◆ Data section:
-- begin --
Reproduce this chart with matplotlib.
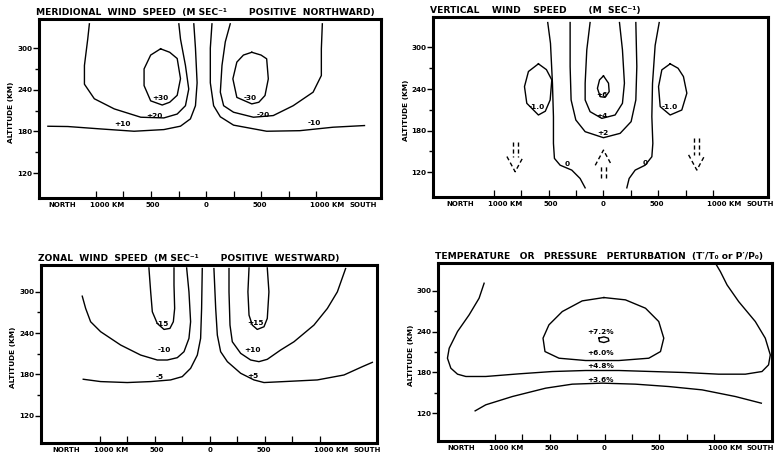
import numpy as np
import matplotlib
matplotlib.use("Agg")
import matplotlib.pyplot as plt

plt.rcParams['font.family'] = ['DejaVu Sans']
plt.rcParams['font.weight'] = 'bold'

# horizontal distance (km, negative = north) and altitude (km) of each hand-drawn isoline

# meridional wind speed (m/s, positive northward)
merid_p10 = [(-111, 335), (-96, 300), (-81, 250), (-96, 217), (-142, 198), (-232, 187.5),
             (-383, 182.6), (-654, 180.2), (-955, 183.5), (-1256, 187), (-1437, 187.4)]
merid_p20 = [(-247, 335), (-232, 313), (-187, 275), (-157, 241), (-187, 217), (-262, 205),
             (-383, 199.4), (-593, 200.4), (-834, 212.4), (-1015, 227), (-1105, 248),
             (-1105, 275), (-1075, 313), (-1060, 335)]
merid_p30 = [(-413, 299), (-330, 294), (-262, 285), (-232, 256), (-262, 232), (-330, 222),
             (-398, 218), (-503, 224), (-563, 246), (-563, 270), (-503, 290), (-413, 299)]
merid_m10 = [(54, 335), (39, 300), (39, 250), (69, 217), (130, 201), (250, 189),
             (551, 180.2), (852, 181), (1154, 186), (1440, 188.4)]
merid_m20 = [(220, 335), (175, 309), (145, 275), (130, 236.5), (160, 217), (250, 207.6),
             (431, 200.4), (611, 202.8), (792, 217), (973, 236.5), (1048, 260.5),
             (1048, 299), (1057, 335)]
merid_m30 = [(416, 294), (500, 290), (551, 284.6), (566, 255.7), (536, 231.7), (480, 222),
             (416, 219.6), (280, 229), (244, 255.7), (280, 279.8), (340, 290), (416, 294)]
merid_labels = [("+30", -419, 228), ("+20", -473, 202.5), ("+10", -759, 190),
                ("-30", 401, 228), ("-20", 521, 204), ("-10", 988, 192)]

# vertical wind speed (m/s)
vert_0_left = [(-508, 336), (-483, 306), (-465, 248), (-456, 200), (-456, 161.5), (-447, 139.8),
               (-395, 130), (-289, 122.9), (-213, 110.8), (-167, 97.3)]
vert_0_right = [(508, 336), (471, 303), (447, 248), (441, 200), (450, 161.5), (441, 142.2),
                (380, 130), (289, 122.9), (234, 110.8), (213, 97.3)]
vert_p2 = [(-304, 336), (-304, 272.5), (-295, 224.2), (-252, 195.3), (-167, 178.4), (0, 169.7),
           (152, 176), (252, 192.9), (295, 224.2), (304, 272.5), (295, 336)]
vert_p4 = [(-122, 336), (-152, 296.6), (-167, 248.4), (-167, 224.2), (-122, 207.3), (-15, 197.6),
           (106, 202.5), (173, 219.4), (191, 248.4), (173, 296.6), (146, 336)]
vert_p6 = [(0, 259), (46, 248.4), (52, 236.3), (15, 228), (-30, 229), (-55, 241),
           (-36, 253.2), (0, 259)]
vert_m1_left = [(-593, 276.4), (-520, 268), (-471, 253.2), (-486, 224.2), (-530, 208),
                (-593, 202.5), (-699, 219.4), (-720, 243.5), (-684, 265.3), (-593, 276.4)]
vert_m1_right = [(608, 276.4), (680, 270), (729, 258), (760, 234), (714, 209.7), (608, 202.5),
                 (517, 214.6), (502, 243.5), (532, 267.7), (608, 276.4)]
vert_labels = [("-1.0", -608, 213.6), ("-1.0", 608, 213.6), ("+6", -15, 231.5),
               ("+4", -15, 201), ("+2", -9, 176), ("0", -334, 131), ("0", 380, 132.5)]
# dashed arrows: position, tail altitude, tip altitude
vert_arrows = [(-805, 164, 120.5), (0, 110.8, 151.8), (851, 168.7, 122.9)]

# zonal wind speed (m/s, positive westward)
zonal_m15 = [(-555, 334.8), (-539, 300), (-524, 271), (-479, 254), (-418, 245.3), (-364, 246.8),
             (-333, 256.5), (-321, 275.8), (-327, 309.7), (-327, 334.8)]
zonal_p15 = [(355, 334.8), (345, 300), (355, 266.1), (385, 251.6), (430, 245.3), (491, 249.2),
             (521, 261.3), (536, 300), (521, 334.8)]
zonal_m10 = [(-1161, 293.7), (-1130, 275.8), (-1085, 256.5), (-994, 242), (-812, 222.6),
             (-630, 208), (-479, 200.8), (-388, 200.8), (-297, 204.2), (-236, 212.9),
             (-191, 232.3), (-176, 256.5), (-191, 300), (-212, 334.8)]
zonal_p10 = [(1233, 333.9), (1158, 300), (1067, 275.8), (945, 251.6), (764, 227.4), (642, 215.3),
             (521, 201.8), (445, 198.4), (370, 200.8), (279, 210.5), (203, 227.4), (182, 251.6),
             (173, 300), (173, 333.9)]
zonal_m5 = [(-1152, 172.8), (-994, 169.4), (-752, 168), (-539, 169.4), (-358, 171.8), (-252, 176.6),
            (-176, 188.7), (-115, 208), (-85, 232.3), (-76, 275.8), (-70, 333.9)]
zonal_p5 = [(36, 333.9), (52, 275.8), (67, 237), (97, 212.9), (158, 198.4), (279, 181.5),
            (400, 171.8), (491, 168), (673, 169.4), (976, 171.8), (1218, 179), (1385, 191.1),
            (1476, 197.4)]
zonal_labels = [("-15", -433, 253), ("+15", 415, 255), ("-10", -418, 215.3),
                ("+10", 385, 215.3), ("-5", -455, 176.6), ("+5", 391, 178)]

# temperature / pressure perturbation (%)
temp_p48 = [(-1100, 311.3), (-1146, 289.2), (-1237, 264.7), (-1343, 240.2), (-1419, 215.6),
            (-1435, 200.9), (-1404, 186.2), (-1343, 177.4), (-1267, 174), (-1085, 174),
            (-781, 177.9), (-477, 181.3), (-173, 182.8), (131, 182.8), (435, 181.3),
            (739, 179.8), (1043, 177.4), (1286, 177.4), (1438, 181.3), (1498, 191.1),
            (1514, 205.8), (1468, 230.4), (1377, 254.9), (1225, 284.3), (1119, 308.8),
            (1058, 328.4), (1012, 341)]
temp_p60 = [(-6, 290.2), (191, 286.8), (374, 274.5), (495, 254.9), (541, 230.4), (511, 210.7),
            (404, 200.9), (131, 197.5), (-173, 197.5), (-416, 200.9), (-544, 210.7),
            (-562, 230.4), (-508, 250), (-386, 269.6), (-204, 285.3), (-6, 290.2)]
temp_p72 = [(-52, 230.4), (-6, 232.3), (33, 230.4), (40, 226.4), (-6, 224), (-46, 225.5),
            (-52, 230.4)]
temp_p36 = [(-1182, 123.4), (-1085, 132.3), (-842, 144.5), (-538, 156.8), (-295, 162.7),
            (-21, 164.2), (283, 162.7), (587, 159.2), (891, 154.3), (1195, 144.5), (1432, 134.7)]
temp_labels = [("+7.2%", -36, 239), ("+6.0%", -36, 208.3), ("+4.8%", -36, 188.7),
               ("+3.6%", -36, 169)]

# axis annotation
alt_ticks = [120, 180, 240, 300]
alt_minor = [150, 210, 270]
dist_ticks = [-1000, -750, -500, -250, 0, 250, 500, 750, 1000]
dist_lab_pos = [-1310, -900, -480, 0, 485, 1100, 1425]
dist_lab_txt = ["NORTH", "1000 KM", "500", "0", "500", "1000 KM", "SOUTH"]

fig = plt.figure(figsize=(7.75, 4.54), dpi=100)


def panel(rect, xlim, ylim, title, curves, labels):
    ax = fig.add_axes(rect)
    for c in curves:
        c = np.array(c)
        ax.plot(c[:, 0], c[:, 1], color='black', lw=1.0, solid_joinstyle='round')
    for t, x, y in labels:
        ax.text(x, y, t, fontsize=5.3, ha='center', va='center')
    ax.set_xlim(xlim)
    ax.set_ylim(ylim)
    for s in ax.spines.values():
        s.set_linewidth(2.2)
    ax.set_xticks(dist_ticks)
    ax.set_xticklabels([])
    ax.tick_params(axis='x', direction='in', length=5, width=0.9)
    ax.set_yticks(alt_ticks)
    ax.set_yticks(alt_minor, minor=True)
    ax.tick_params(axis='y', which='major', direction='out', length=4, width=1.0,
                   labelsize=5.2, pad=1)
    ax.tick_params(axis='y', which='minor', direction='out', length=3, width=1.0)
    for p, t in zip(dist_lab_pos, dist_lab_txt):
        ax.text(p, -0.04, t, transform=ax.get_xaxis_transform(), fontsize=5.0,
                ha='center', va='center')
    ax.text(-0.082, 0.48, "ALTITUDE (KM)", transform=ax.transAxes, rotation=90,
            fontsize=5.3, ha='center', va='center')
    ax.text(-0.01, 1.025, title, transform=ax.transAxes, fontsize=6.6,
            ha='left', va='baseline')
    return ax


panel([0.0503, 0.5639, 0.4413, 0.3943], (-1518, 1590), (84, 342),
      "MERIDIONAL  WIND  SPEED  (M SEC\u207b\u00b9       POSITIVE  NORTHWARD)",
      [merid_p10, merid_p20, merid_p30, merid_m10, merid_m20, merid_m30], merid_labels)

ax2 = panel([0.5587, 0.566, 0.4323, 0.3965], (-1554, 1500), (84, 344),
            "VERTICAL    WIND    SPEED       (M  SEC\u207b\u00b9)",
            [vert_0_left, vert_0_right, vert_p2, vert_p4, vert_p6, vert_m1_left, vert_m1_right],
            vert_labels)
for x, tail, tip in vert_arrows:
    d = 1 if tip > tail else -1
    base = tip - d * 22
    for off in (-22, 22):
        ax2.plot([x + off, x + off], [tail, base], color='black', lw=1.0, ls=(0, (3, 2)))
    ax2.plot([x - 75, x, x + 75], [base, tip, base], color='black', lw=1.0, ls=(0, (3, 2)))

panel([0.0529, 0.0242, 0.4335, 0.392], (-1536, 1518), (80, 339),
      "ZONAL  WIND  SPEED  (M SEC\u207b\u00b9       POSITIVE  WESTWARD)",
      [zonal_m15, zonal_p15, zonal_m10, zonal_p10, zonal_m5, zonal_p5], zonal_labels)

panel([0.5652, 0.0286, 0.431, 0.392], (-1521, 1530), (79, 341),
      "TEMPERATURE   OR   PRESSURE   PERTURBATION  (T\u2032/T\u2080 or P\u2032/P\u2080)",
      [temp_p48, temp_p60, temp_p72, temp_p36], temp_labels)

fig.savefig("out.png", dpi=100)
-- end --
◆ Given task: Restate only the lines running from the start of the material above through the line containing "# horizontal distance", ends included. No pictures.

◆ Correct result:
Reproduce this chart with matplotlib.
import numpy as np
import matplotlib
matplotlib.use("Agg")
import matplotlib.pyplot as plt

plt.rcParams['font.family'] = ['DejaVu Sans']
plt.rcParams['font.weight'] = 'bold'

# horizontal distance (km, negative = north) and altitude (km) of each hand-drawn isoline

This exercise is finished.